Ю.П. Примерно. Но в Чикаго я делал без Боровского. Боровского не выпустили, хотя уже со мной советские вели игру по поводу возвращения. Но все равно, сколько я ни пытался и театр хлопотал — Боровского не выпустили. И поэтому мне пришлось все делать самому: и монтировать спектакль, и вспоминать все с внешней стороны, как это выглядело, разбираться. Они просто купили декорации в Турине, привезли, а собрать толком не могли без меня. Я приехал, забыл, как это я делал, и просто успокоился внутренне, подумав: «Ну что же я так мучительно вспоминаю! Лучше я выдумаю заново».

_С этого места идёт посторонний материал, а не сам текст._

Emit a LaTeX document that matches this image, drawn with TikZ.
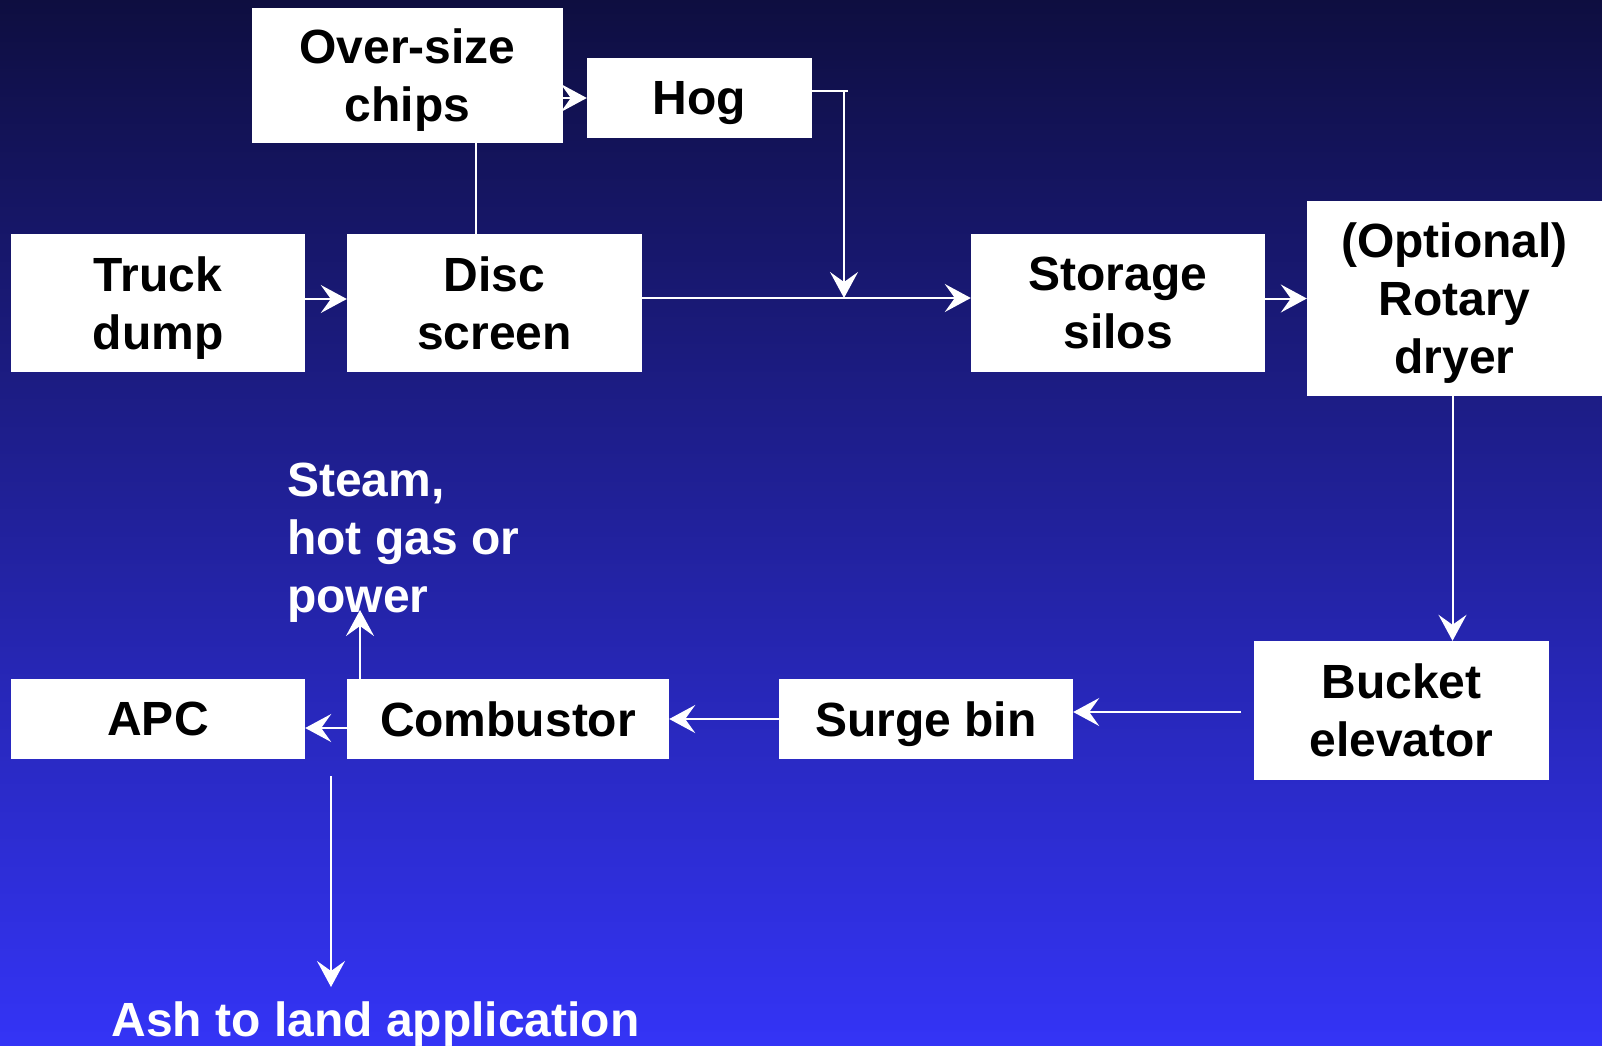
\documentclass[tikz,border=0pt]{standalone}
\usepackage{fontspec}
\setmainfont{Liberation Sans}
\usetikzlibrary{arrows.meta,calc}
\definecolor{bgtop}{RGB}{14,14,64}
\definecolor{bgbot}{RGB}{52,52,246}
\newcommand\zdp[1]{\raisebox{0pt}[\height][0pt]{#1}}
\begin{document}
\begin{tikzpicture}[x=1pt,y=-1pt,
  box/.style={fill=white,draw=none,inner sep=0pt,align=center,text=black,
    font=\bfseries\fontsize{48}{58}\selectfont},
  lbl/.style={inner sep=0pt,text=white,font=\bfseries\fontsize{48}{58}\selectfont},
  conn/.style={draw=white,line width=2pt},
  arr/.style={conn,-{Stealth[length=26pt,width=28pt,inset=10pt]}}]
\shade[top color=bgtop,bottom color=bgbot] (0,0) rectangle (1602,1045);
\useasboundingbox (0,0) rectangle (1602,1045);
% boxes
\node[box,minimum width=311pt,minimum height=135pt] (chips) at (407.5,75.5) {Over-size\\\zdp{chips}};
\node[box,minimum width=225pt,minimum height=80pt] (hog) at (699.5,98) {\zdp{Hog}};
\node[box,minimum width=294pt,minimum height=138pt] (truck) at (158,303) {Truck\\\zdp{dump}};
\node[box,minimum width=295pt,minimum height=138pt] (disc) at (494.5,303) {Disc\\screen};
\node[box,minimum width=294pt,minimum height=138pt] (storage) at (1118,303) {Storage\\silos};
\node[box,minimum width=295pt,minimum height=195pt] (dryer) at (1454.5,298.5) {(Optional)\\Rotary\\\zdp{dryer}};
\node[box,minimum width=295pt,minimum height=139pt] (bucket) at (1401.5,710.5) {Bucket\\elevator};
\node[box,minimum width=294pt,minimum height=80pt] (surge) at (926,719) {\zdp{Surge bin}};
\node[box,minimum width=322pt,minimum height=80pt] (comb) at (508,719) {Combustor};
\node[box,minimum width=294pt,minimum height=80pt] (apc) at (158,719) {APC};
% labels
\node[lbl,anchor=west,align=left] (steam) at (287,543) {Steam,\\hot gas or\\power};
\node[lbl,anchor=base] (ash) at (375.5,1036) {Ash to land application};
% coordinates
\coordinate (xline) at (476,0);
\coordinate (hj) at (844,91);
\coordinate (hje) at (848,91);
\coordinate (mj) at (844,298);
\coordinate (bs) at (1241,712);
\coordinate (st) at (360,610);
\coordinate (a1) at (331,776);
\coordinate (a2) at (331,987);
% connectors
\draw[arr] ([yshift=4pt]truck.east) -- ([yshift=4pt]disc.west);
\draw[conn] (disc.north -| xline) -- (chips.south -| xline);
\draw[arr] (chips.east |- hog.west) -- (hog.west);
\draw[conn] (hog.east |- hj) -- (hje);
\draw[arr] (hj) -- (mj);
\draw[arr] ([yshift=5pt]disc.east) -- ([yshift=5pt]storage.west);
\draw[arr] (storage.east |- dryer.west) -- (dryer.west);
\draw[arr] ([xshift=-2pt]dryer.south) -- ([xshift=-2pt]dryer.south |- bucket.north);
\draw[arr] (bs) -- (surge.east |- bs);
\draw[arr] (surge.west) -- (comb.east);
\draw[arr] ([yshift=-9pt]comb.west) -- ([yshift=-9pt]apc.east);
\draw[arr] (comb.north -| st) -- (st);
\draw[arr] (a1) -- (a2);
\end{tikzpicture}
\end{document}
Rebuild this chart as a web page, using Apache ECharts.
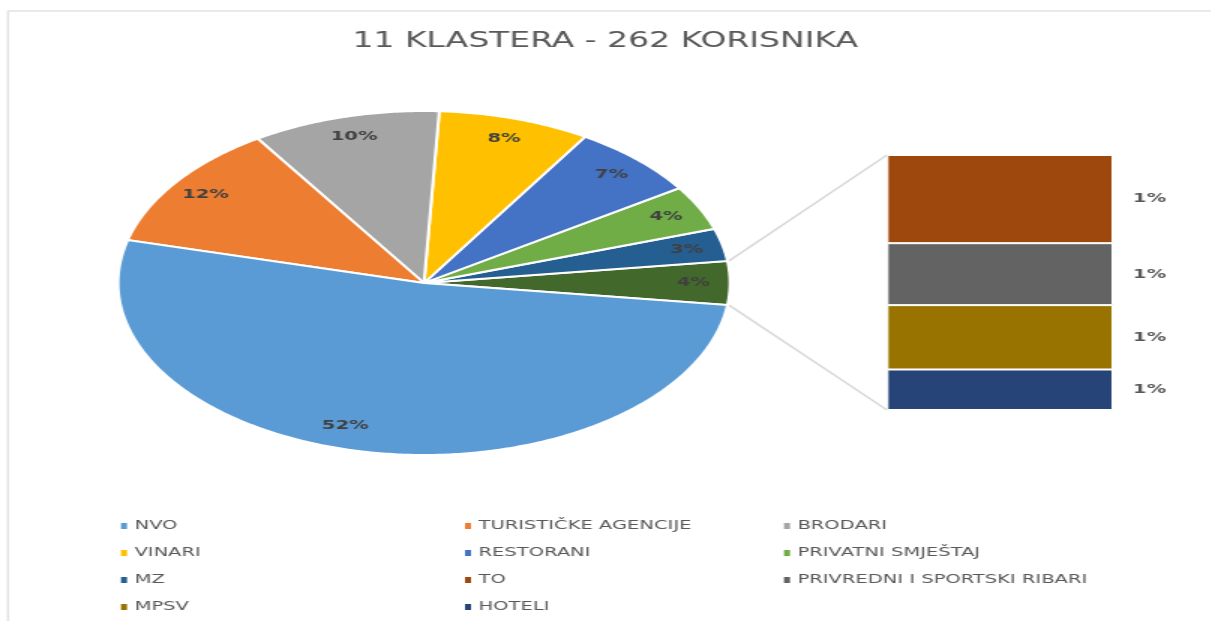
<!DOCTYPE html>
<html>
<head>
<meta charset="utf-8">
<script src="https://cdn.jsdelivr.net/npm/echarts@6/dist/echarts.min.js"></script>
<style>
  html, body { margin: 0; padding: 0; background: #fff; overflow: hidden; }
  #main { height: 621px; transform-origin: 0 0; }
</style>
</head>
<body>
<div id="main"></div>
<script>
// glavni dio pite (redom kako stoje u legendi)
var pieNames = ['NVO', 'TURISTIČKE AGENCIJE', 'BRODARI', 'VINARI', 'RESTORANI', 'PRIVATNI SMJEŠTAJ', 'MZ'];
var pieValues = [136, 31, 26, 21, 18, 11, 8];
var pieColors = ['#5b9bd5', '#ed7d31', '#a5a5a5', '#ffc000', '#4472c4', '#70ad47', '#255e91'];

// izdvojeni dio (stupac desno)
var barNames = ['TO', 'PRIVREDNI I SPORTSKI RIBARI', 'MPSV', 'HOTELI'];
var barValues = [3.7, 2.6, 2.7, 1.7];
var barColors = ['#9e480e', '#636363', '#997300', '#264478'];
var otherColor = '#43682b';

var otherSum = barValues.reduce(function (a, b) { return a + b; }, 0);
var total = pieValues.reduce(function (a, b) { return a + b; }, 0) + otherSum;

// slika je razvučena vodoravno, pa crtamo uže i razvučemo
var K = 1.5;
function X(x) { return x / K; }

var el = document.getElementById('main');
el.style.width = (1211 / K) + 'px';
el.style.transform = 'scaleX(' + K + ')';

// elipsa pite
var cx = X(424), cy = 283, rx = X(306), ry = 172;
// stupac
var gridLeft = X(887), gridTop = 155, gridW = X(226), gridH = 255;

function pct(v) {
    return Math.round(v / total * 100) + '%';
}

// redoslijed kriški obrnuto od kazaljke, počevši od izdvojenog dijela
var slices = [{ name: 'other', value: otherSum, color: otherColor }];
for (var i = pieNames.length - 1; i >= 0; i--) {
    slices.push({ name: pieNames[i], value: pieValues[i], color: pieColors[i] });
}
var acc = -otherSum / 2;
slices.forEach(function (s) {
    s.a0 = acc / total * Math.PI * 2;
    acc += s.value;
    s.a1 = acc / total * Math.PI * 2;
});

function ept(a, f) {
    return [cx + rx * f * Math.cos(a), cy - ry * f * Math.sin(a)];
}

function sliceSeries(s) {
    return {
        name: s.name,
        type: 'custom',
        coordinateSystem: 'none',
        color: s.color,
        silent: true,
        data: [s.value],
        renderItem: function () {
            var pts = [[cx, cy]];
            var n = Math.max(4, Math.ceil((s.a1 - s.a0) / 0.01));
            for (var k = 0; k <= n; k++) {
                pts.push(ept(s.a0 + (s.a1 - s.a0) * k / n, 1));
            }
            var mid = (s.a0 + s.a1) / 2;
            // NVO natpis u Excelu stoji malo lijevije
            var lp = s.name === 'NVO' ? ept(mid - 0.11, 0.87) : ept(mid, 0.88);
            var children = [{
                type: 'polygon',
                shape: { points: pts },
                style: { fill: s.color, stroke: '#fff', lineWidth: 2 }
            }, {
                type: 'text',
                x: lp[0], y: lp[1],
                style: {
                    text: pct(s.value),
                    fill: '#404040',
                    font: 'bold 13px "DejaVu Sans"',
                    align: 'center',
                    verticalAlign: 'middle'
                },
                z2: 10
            }];
            if (s.name === 'other') {
                var p0 = ept(s.a1, 1.005), p1 = ept(s.a0, 1.005);
                children.push({
                    type: 'line',
                    shape: { x1: p0[0], y1: p0[1], x2: gridLeft, y2: gridTop },
                    style: { stroke: '#d9d9d9', lineWidth: 1.5 }
                });
                children.push({
                    type: 'line',
                    shape: { x1: p1[0], y1: p1[1], x2: gridLeft, y2: gridTop + gridH },
                    style: { stroke: '#d9d9d9', lineWidth: 1.5 }
                });
            }
            return { type: 'group', children: children };
        }
    };
}

var series = slices.map(sliceSeries);

// stupac se slaže odozdo prema gore
for (var j = barNames.length - 1; j >= 0; j--) {
    series.push({
        name: barNames[j],
        type: 'bar',
        stack: 'ostali',
        barWidth: '100%',
        color: barColors[j],
        itemStyle: { borderColor: '#fff', borderWidth: 1 },
        label: {
            show: true,
            position: 'right',
            distance: X(20),
            color: '#595959',
            fontFamily: 'DejaVu Sans',
            fontWeight: 'bold',
            fontSize: 13,
            formatter: function (p) { return pct(p.value); }
        },
        silent: true,
        data: [barValues[j]]
    });
}

function legendCol(left, names) {
    return {
        orient: 'vertical',
        left: X(left),
        top: 519,
        height: 110,
        padding: 0,
        data: names,
        icon: 'rect',
        itemWidth: 4,
        itemHeight: 6,
        itemGap: 13,
        itemStyle: { borderWidth: 0 },
        selectedMode: false,
        textStyle: { color: '#595959', fontFamily: 'DejaVu Sans', fontSize: 13, lineHeight: 14 }
    };
}

var chart = echarts.init(el);
chart.setOption({
    animation: false,
    backgroundColor: '#fff',
    title: {
        text: '11 KLASTERA - 262 KORISNIKA',
        left: 'center',
        top: 25,
        textStyle: { color: '#595959', fontFamily: 'DejaVu Sans', fontSize: 22, fontWeight: 'normal' }
    },
    graphic: [{
        type: 'polyline',
        shape: { points: [[X(8), 640], [X(8), 11], [X(1230), 11]] },
        style: { stroke: '#e3e3e3', lineWidth: 1.5, fill: null },
        silent: true
    }],
    legend: [
        legendCol(121, ['NVO', 'VINARI', 'MZ', 'MPSV']),
        legendCol(465, ['TURISTIČKE AGENCIJE', 'RESTORANI', 'TO', 'HOTELI']),
        legendCol(784, ['BRODARI', 'PRIVATNI SMJEŠTAJ', 'PRIVREDNI I SPORTSKI RIBARI'])
    ],
    grid: { left: gridLeft, top: gridTop, width: gridW, height: gridH },
    xAxis: { type: 'category', data: ['ostali'], show: false },
    yAxis: { type: 'value', min: 0, max: otherSum, show: false },
    series: series
});
</script>
</body>
</html>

В Чикаго много я по-другому делал. Может быть, потом подсознание мне возвращало, как бы заново, какие-то вещи выбрасывало, но во всяком случае это меня раскрепостило совершенно. И я начал работать с певцами — мне попался замечательный ансамбль, Каталин Маркитано — знаменитая певица, она великолепно пела. Там все были другие певцы. Совершенно феноменально — три тенора и все умные. И они очень хорошо играли. И спектакль в Чикаго был намного лучше, чем в Турине, в Италии. Намного лучше. И дирижер был очень хороший, я с ним «Фиделио» делал, и сейчас, по-моему, он будет со мной работать «Енуфу» в Бонне — Рассел Дэвис. Он дирижировал блистательно «Лулу», модерную музыку. И я понял, что такое хороший дирижер в опере. И как на Западе намного сложней работать, чем у нас. Они закрыли театр — им было выгодней, чтобы был театр закрыт, и я неделю монтировал спектакль и ставил свет, без всех; были декорации, была запись «Лулу», и я ставил свет на статистах. И это театру было намного выгодней. Потому что были вызваны только те, кто занят в этой работе. И театр экономил на этом много. Но конечно, это очень дело тяжелое: я не мог ошибиться. Напряжение, конечно, было очень сильное: заранее ставить свет. Заранее я должен был делать мизансцены на статистах.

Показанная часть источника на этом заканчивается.